*What you will do*:
Give the data again exactly, from its opening line through the line in which "const dashBotY=[1364,1368,1360,1353];" appears.

*Data*:
■ ■ ■

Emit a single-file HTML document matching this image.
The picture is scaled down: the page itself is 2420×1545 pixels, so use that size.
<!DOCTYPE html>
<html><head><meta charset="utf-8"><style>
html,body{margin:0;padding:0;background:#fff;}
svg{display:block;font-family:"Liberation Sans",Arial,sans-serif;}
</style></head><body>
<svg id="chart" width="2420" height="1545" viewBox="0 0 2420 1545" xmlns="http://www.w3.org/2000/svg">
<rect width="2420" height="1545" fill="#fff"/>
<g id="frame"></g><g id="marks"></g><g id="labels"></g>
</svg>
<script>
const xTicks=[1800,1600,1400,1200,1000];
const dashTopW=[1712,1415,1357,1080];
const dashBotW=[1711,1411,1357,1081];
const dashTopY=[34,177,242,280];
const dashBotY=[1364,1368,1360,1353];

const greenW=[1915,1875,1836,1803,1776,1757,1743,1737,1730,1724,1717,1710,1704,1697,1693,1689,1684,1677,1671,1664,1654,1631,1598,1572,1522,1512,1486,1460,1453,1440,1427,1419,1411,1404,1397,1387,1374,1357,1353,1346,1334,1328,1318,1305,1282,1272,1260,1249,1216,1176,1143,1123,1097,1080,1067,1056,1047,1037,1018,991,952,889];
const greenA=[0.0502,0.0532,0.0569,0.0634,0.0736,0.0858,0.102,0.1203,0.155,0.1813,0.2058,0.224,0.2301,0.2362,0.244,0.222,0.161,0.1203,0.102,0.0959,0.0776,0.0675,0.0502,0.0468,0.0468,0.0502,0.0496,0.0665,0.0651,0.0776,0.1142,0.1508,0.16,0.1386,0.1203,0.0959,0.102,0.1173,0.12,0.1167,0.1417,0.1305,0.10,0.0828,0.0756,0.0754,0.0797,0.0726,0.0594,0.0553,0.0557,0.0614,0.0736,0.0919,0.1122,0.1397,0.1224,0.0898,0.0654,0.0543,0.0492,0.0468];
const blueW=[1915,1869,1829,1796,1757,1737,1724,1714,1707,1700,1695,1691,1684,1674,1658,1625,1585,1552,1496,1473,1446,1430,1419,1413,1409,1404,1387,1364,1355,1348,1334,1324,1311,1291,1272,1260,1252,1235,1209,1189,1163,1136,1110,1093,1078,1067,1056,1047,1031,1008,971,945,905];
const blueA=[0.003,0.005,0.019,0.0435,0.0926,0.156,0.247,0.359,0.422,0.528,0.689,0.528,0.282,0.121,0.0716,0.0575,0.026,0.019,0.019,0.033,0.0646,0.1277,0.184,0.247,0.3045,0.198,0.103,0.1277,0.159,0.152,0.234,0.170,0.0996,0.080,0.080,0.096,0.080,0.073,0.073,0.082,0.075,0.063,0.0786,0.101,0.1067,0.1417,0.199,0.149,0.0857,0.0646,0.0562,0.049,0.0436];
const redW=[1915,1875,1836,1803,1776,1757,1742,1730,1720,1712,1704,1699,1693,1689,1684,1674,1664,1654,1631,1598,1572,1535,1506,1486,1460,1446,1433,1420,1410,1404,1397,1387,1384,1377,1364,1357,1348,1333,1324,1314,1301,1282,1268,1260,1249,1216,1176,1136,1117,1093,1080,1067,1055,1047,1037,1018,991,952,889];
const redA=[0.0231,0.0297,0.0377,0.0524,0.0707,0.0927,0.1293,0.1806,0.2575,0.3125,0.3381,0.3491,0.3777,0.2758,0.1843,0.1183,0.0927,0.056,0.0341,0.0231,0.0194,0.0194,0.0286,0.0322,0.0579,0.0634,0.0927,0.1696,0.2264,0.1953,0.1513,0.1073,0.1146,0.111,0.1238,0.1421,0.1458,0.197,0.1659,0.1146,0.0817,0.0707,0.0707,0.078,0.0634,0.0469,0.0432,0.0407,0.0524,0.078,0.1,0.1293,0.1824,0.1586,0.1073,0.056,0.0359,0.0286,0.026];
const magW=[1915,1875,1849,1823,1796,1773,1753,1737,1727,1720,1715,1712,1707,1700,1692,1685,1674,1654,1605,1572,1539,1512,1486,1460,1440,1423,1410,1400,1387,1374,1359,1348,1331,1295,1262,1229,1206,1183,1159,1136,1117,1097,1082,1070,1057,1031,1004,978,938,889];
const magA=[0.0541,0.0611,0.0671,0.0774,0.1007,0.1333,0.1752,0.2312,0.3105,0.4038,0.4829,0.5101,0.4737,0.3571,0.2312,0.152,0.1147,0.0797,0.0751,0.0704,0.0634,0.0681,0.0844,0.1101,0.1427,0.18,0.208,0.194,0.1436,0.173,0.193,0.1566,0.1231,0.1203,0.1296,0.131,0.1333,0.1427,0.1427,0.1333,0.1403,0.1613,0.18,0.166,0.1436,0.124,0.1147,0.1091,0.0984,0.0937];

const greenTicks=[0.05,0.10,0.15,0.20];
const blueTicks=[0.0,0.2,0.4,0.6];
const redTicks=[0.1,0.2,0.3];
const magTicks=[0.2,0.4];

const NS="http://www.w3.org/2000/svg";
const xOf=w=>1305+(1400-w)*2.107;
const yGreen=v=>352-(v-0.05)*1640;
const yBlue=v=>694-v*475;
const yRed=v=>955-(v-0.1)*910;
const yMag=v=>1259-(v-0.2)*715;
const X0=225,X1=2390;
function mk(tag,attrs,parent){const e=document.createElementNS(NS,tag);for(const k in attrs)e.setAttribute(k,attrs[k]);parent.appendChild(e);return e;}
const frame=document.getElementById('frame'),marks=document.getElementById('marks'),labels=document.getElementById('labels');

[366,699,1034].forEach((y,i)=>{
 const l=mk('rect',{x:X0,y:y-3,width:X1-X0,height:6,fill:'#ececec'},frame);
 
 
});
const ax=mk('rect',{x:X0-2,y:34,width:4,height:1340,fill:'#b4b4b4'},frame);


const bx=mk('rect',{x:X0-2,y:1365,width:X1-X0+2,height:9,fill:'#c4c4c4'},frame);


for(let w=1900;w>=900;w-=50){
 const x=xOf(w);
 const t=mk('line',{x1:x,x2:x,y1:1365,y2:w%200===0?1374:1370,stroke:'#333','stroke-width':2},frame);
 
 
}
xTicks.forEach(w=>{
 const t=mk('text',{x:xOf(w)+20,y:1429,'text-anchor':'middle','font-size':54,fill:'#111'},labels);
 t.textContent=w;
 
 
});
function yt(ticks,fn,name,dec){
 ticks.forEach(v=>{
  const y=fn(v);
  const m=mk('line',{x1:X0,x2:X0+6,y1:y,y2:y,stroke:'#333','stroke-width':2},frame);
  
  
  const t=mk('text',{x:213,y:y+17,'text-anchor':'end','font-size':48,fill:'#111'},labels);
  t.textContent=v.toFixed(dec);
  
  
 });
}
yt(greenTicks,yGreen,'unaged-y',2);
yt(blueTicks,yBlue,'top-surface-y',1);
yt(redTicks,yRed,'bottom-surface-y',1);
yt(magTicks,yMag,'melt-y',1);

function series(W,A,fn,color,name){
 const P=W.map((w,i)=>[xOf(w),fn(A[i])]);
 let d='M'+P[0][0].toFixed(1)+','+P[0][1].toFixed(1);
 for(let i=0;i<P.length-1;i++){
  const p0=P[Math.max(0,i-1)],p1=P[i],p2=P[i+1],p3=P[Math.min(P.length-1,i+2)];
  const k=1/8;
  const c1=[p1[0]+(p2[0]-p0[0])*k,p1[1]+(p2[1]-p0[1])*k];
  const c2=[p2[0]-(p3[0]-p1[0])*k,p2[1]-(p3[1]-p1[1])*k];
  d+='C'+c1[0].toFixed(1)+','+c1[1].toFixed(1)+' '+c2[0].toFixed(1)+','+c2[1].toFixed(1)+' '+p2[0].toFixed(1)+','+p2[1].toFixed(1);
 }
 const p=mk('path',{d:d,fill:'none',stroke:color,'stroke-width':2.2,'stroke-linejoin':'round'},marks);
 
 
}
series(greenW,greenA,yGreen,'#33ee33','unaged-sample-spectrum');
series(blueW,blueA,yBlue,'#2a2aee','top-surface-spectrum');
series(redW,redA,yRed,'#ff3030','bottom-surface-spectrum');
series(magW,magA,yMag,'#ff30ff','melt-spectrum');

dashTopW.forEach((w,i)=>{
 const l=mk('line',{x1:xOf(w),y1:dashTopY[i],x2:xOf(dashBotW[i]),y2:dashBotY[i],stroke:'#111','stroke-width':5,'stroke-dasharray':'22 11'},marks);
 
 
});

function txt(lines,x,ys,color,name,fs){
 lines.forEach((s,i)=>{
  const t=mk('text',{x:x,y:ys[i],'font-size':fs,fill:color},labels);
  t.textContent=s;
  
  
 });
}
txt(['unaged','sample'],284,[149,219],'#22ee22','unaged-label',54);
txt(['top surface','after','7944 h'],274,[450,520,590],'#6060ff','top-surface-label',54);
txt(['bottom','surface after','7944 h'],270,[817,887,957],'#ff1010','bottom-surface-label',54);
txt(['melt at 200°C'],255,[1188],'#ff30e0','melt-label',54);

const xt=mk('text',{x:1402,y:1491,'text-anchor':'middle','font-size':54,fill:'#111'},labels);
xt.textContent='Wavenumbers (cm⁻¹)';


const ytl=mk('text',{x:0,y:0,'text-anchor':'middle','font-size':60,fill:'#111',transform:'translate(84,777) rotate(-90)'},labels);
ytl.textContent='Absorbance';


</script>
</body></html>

■ ■ ■

*Response*:
Emit a single-file HTML document matching this image.
The picture is scaled down: the page itself is 2420×1545 pixels, so use that size.
<!DOCTYPE html>
<html><head><meta charset="utf-8"><style>
html,body{margin:0;padding:0;background:#fff;}
svg{display:block;font-family:"Liberation Sans",Arial,sans-serif;}
</style></head><body>
<svg id="chart" width="2420" height="1545" viewBox="0 0 2420 1545" xmlns="http://www.w3.org/2000/svg">
<rect width="2420" height="1545" fill="#fff"/>
<g id="frame"></g><g id="marks"></g><g id="labels"></g>
</svg>
<script>
const xTicks=[1800,1600,1400,1200,1000];
const dashTopW=[1712,1415,1357,1080];
const dashBotW=[1711,1411,1357,1081];
const dashTopY=[34,177,242,280];
const dashBotY=[1364,1368,1360,1353];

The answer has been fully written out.